╔══

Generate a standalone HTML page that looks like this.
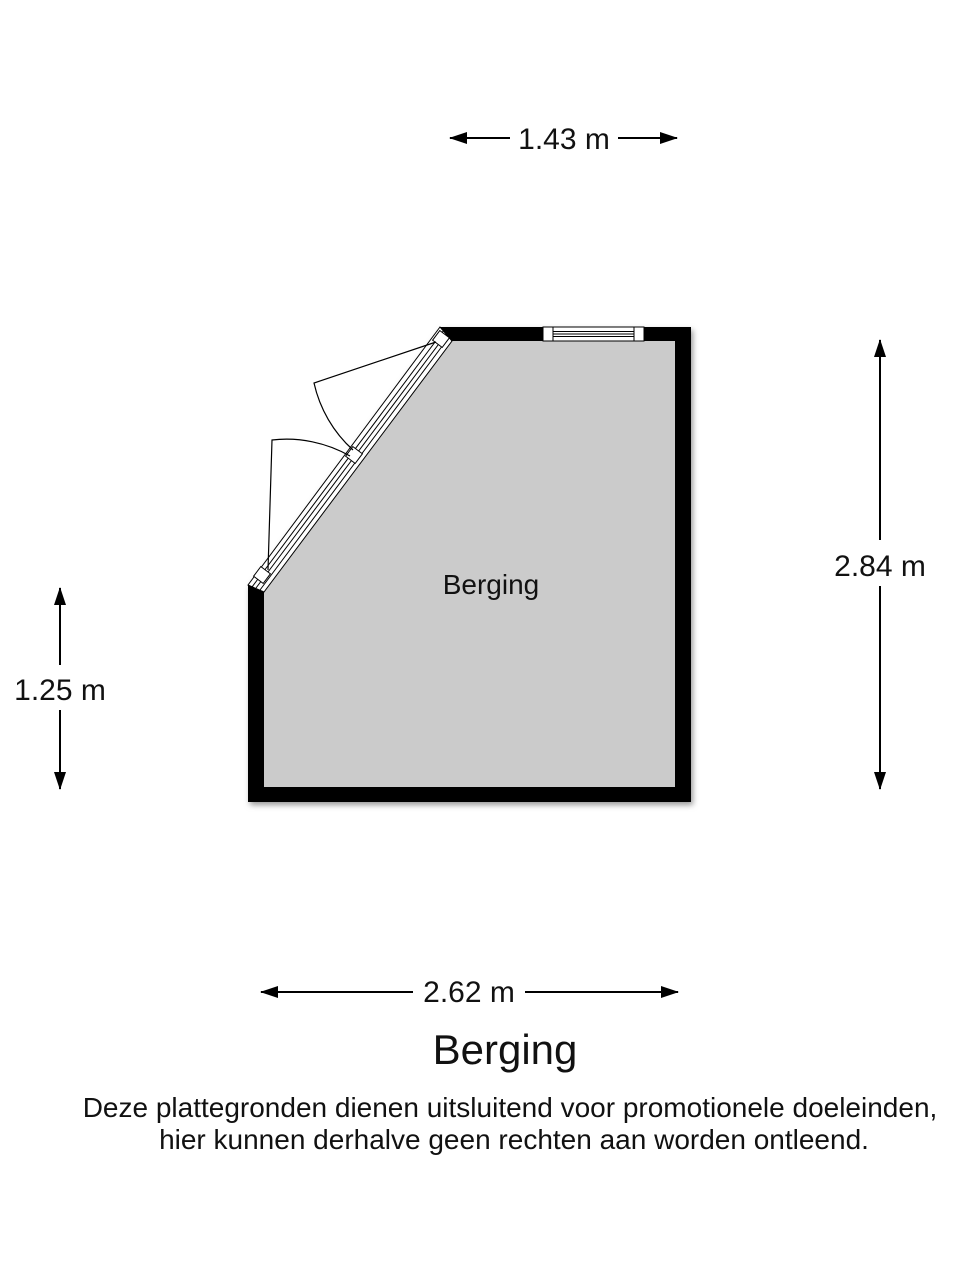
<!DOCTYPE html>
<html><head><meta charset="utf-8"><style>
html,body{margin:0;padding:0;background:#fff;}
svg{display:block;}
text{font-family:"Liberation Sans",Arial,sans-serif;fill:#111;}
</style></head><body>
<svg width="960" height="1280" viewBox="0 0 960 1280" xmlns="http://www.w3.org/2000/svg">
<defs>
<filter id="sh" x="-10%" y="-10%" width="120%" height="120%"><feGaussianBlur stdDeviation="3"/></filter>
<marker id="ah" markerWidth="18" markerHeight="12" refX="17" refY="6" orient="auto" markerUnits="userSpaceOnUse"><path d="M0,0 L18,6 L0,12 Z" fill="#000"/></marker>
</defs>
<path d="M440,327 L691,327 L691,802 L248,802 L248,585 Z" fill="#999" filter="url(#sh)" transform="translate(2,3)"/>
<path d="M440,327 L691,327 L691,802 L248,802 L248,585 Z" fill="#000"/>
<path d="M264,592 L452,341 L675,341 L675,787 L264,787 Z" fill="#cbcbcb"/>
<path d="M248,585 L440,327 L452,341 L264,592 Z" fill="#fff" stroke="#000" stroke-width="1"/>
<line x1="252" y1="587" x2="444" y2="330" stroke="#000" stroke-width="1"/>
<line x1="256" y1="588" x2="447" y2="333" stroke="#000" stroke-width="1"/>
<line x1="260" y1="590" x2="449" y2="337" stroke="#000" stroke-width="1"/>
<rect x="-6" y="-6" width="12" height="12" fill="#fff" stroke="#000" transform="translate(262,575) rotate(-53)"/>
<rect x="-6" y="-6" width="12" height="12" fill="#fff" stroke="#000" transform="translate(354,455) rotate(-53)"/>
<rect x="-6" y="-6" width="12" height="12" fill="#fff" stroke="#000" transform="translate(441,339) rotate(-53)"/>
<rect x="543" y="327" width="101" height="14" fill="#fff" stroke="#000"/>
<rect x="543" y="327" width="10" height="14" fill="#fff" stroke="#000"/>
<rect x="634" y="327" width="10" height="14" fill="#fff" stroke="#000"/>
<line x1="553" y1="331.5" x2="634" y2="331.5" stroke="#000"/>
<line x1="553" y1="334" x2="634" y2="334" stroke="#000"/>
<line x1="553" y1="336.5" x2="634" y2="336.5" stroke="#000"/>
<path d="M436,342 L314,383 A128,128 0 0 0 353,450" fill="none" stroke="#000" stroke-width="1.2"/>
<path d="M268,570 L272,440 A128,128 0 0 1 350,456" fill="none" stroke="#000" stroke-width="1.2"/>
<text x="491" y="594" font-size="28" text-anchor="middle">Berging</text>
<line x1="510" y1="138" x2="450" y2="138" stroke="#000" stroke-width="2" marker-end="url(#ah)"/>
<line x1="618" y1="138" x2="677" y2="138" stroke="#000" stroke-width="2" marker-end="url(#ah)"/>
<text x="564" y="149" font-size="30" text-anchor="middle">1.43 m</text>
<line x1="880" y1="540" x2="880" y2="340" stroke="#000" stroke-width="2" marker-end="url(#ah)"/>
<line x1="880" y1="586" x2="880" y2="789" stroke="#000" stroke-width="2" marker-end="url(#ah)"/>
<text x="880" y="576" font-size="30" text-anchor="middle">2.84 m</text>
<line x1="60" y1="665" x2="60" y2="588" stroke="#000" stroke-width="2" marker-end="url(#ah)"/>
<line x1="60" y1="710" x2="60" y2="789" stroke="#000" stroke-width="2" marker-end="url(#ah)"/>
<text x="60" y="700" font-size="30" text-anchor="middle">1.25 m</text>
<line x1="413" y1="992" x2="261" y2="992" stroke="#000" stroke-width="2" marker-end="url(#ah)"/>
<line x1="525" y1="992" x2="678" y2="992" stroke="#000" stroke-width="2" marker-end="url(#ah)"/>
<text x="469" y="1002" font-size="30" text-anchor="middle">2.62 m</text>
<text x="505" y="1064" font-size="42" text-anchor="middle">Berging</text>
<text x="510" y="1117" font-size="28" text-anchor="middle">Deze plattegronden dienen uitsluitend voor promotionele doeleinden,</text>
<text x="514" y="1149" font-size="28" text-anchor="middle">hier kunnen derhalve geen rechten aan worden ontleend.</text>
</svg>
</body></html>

╚══

• [Instructions for the task]: Every line above should be returned exactly; the pictures stay out.

• [Final result]:
Generate a standalone HTML page that looks like this.
<!DOCTYPE html>
<html><head><meta charset="utf-8"><style>
html,body{margin:0;padding:0;background:#fff;}
svg{display:block;}
text{font-family:"Liberation Sans",Arial,sans-serif;fill:#111;}
</style></head><body>
<svg width="960" height="1280" viewBox="0 0 960 1280" xmlns="http://www.w3.org/2000/svg">
<defs>
<filter id="sh" x="-10%" y="-10%" width="120%" height="120%"><feGaussianBlur stdDeviation="3"/></filter>
<marker id="ah" markerWidth="18" markerHeight="12" refX="17" refY="6" orient="auto" markerUnits="userSpaceOnUse"><path d="M0,0 L18,6 L0,12 Z" fill="#000"/></marker>
</defs>
<path d="M440,327 L691,327 L691,802 L248,802 L248,585 Z" fill="#999" filter="url(#sh)" transform="translate(2,3)"/>
<path d="M440,327 L691,327 L691,802 L248,802 L248,585 Z" fill="#000"/>
<path d="M264,592 L452,341 L675,341 L675,787 L264,787 Z" fill="#cbcbcb"/>
<path d="M248,585 L440,327 L452,341 L264,592 Z" fill="#fff" stroke="#000" stroke-width="1"/>
<line x1="252" y1="587" x2="444" y2="330" stroke="#000" stroke-width="1"/>
<line x1="256" y1="588" x2="447" y2="333" stroke="#000" stroke-width="1"/>
<line x1="260" y1="590" x2="449" y2="337" stroke="#000" stroke-width="1"/>
<rect x="-6" y="-6" width="12" height="12" fill="#fff" stroke="#000" transform="translate(262,575) rotate(-53)"/>
<rect x="-6" y="-6" width="12" height="12" fill="#fff" stroke="#000" transform="translate(354,455) rotate(-53)"/>
<rect x="-6" y="-6" width="12" height="12" fill="#fff" stroke="#000" transform="translate(441,339) rotate(-53)"/>
<rect x="543" y="327" width="101" height="14" fill="#fff" stroke="#000"/>
<rect x="543" y="327" width="10" height="14" fill="#fff" stroke="#000"/>
<rect x="634" y="327" width="10" height="14" fill="#fff" stroke="#000"/>
<line x1="553" y1="331.5" x2="634" y2="331.5" stroke="#000"/>
<line x1="553" y1="334" x2="634" y2="334" stroke="#000"/>
<line x1="553" y1="336.5" x2="634" y2="336.5" stroke="#000"/>
<path d="M436,342 L314,383 A128,128 0 0 0 353,450" fill="none" stroke="#000" stroke-width="1.2"/>
<path d="M268,570 L272,440 A128,128 0 0 1 350,456" fill="none" stroke="#000" stroke-width="1.2"/>
<text x="491" y="594" font-size="28" text-anchor="middle">Berging</text>
<line x1="510" y1="138" x2="450" y2="138" stroke="#000" stroke-width="2" marker-end="url(#ah)"/>
<line x1="618" y1="138" x2="677" y2="138" stroke="#000" stroke-width="2" marker-end="url(#ah)"/>
<text x="564" y="149" font-size="30" text-anchor="middle">1.43 m</text>
<line x1="880" y1="540" x2="880" y2="340" stroke="#000" stroke-width="2" marker-end="url(#ah)"/>
<line x1="880" y1="586" x2="880" y2="789" stroke="#000" stroke-width="2" marker-end="url(#ah)"/>
<text x="880" y="576" font-size="30" text-anchor="middle">2.84 m</text>
<line x1="60" y1="665" x2="60" y2="588" stroke="#000" stroke-width="2" marker-end="url(#ah)"/>
<line x1="60" y1="710" x2="60" y2="789" stroke="#000" stroke-width="2" marker-end="url(#ah)"/>
<text x="60" y="700" font-size="30" text-anchor="middle">1.25 m</text>
<line x1="413" y1="992" x2="261" y2="992" stroke="#000" stroke-width="2" marker-end="url(#ah)"/>
<line x1="525" y1="992" x2="678" y2="992" stroke="#000" stroke-width="2" marker-end="url(#ah)"/>
<text x="469" y="1002" font-size="30" text-anchor="middle">2.62 m</text>
<text x="505" y="1064" font-size="42" text-anchor="middle">Berging</text>
<text x="510" y="1117" font-size="28" text-anchor="middle">Deze plattegronden dienen uitsluitend voor promotionele doeleinden,</text>
<text x="514" y="1149" font-size="28" text-anchor="middle">hier kunnen derhalve geen rechten aan worden ontleend.</text>
</svg>
</body></html>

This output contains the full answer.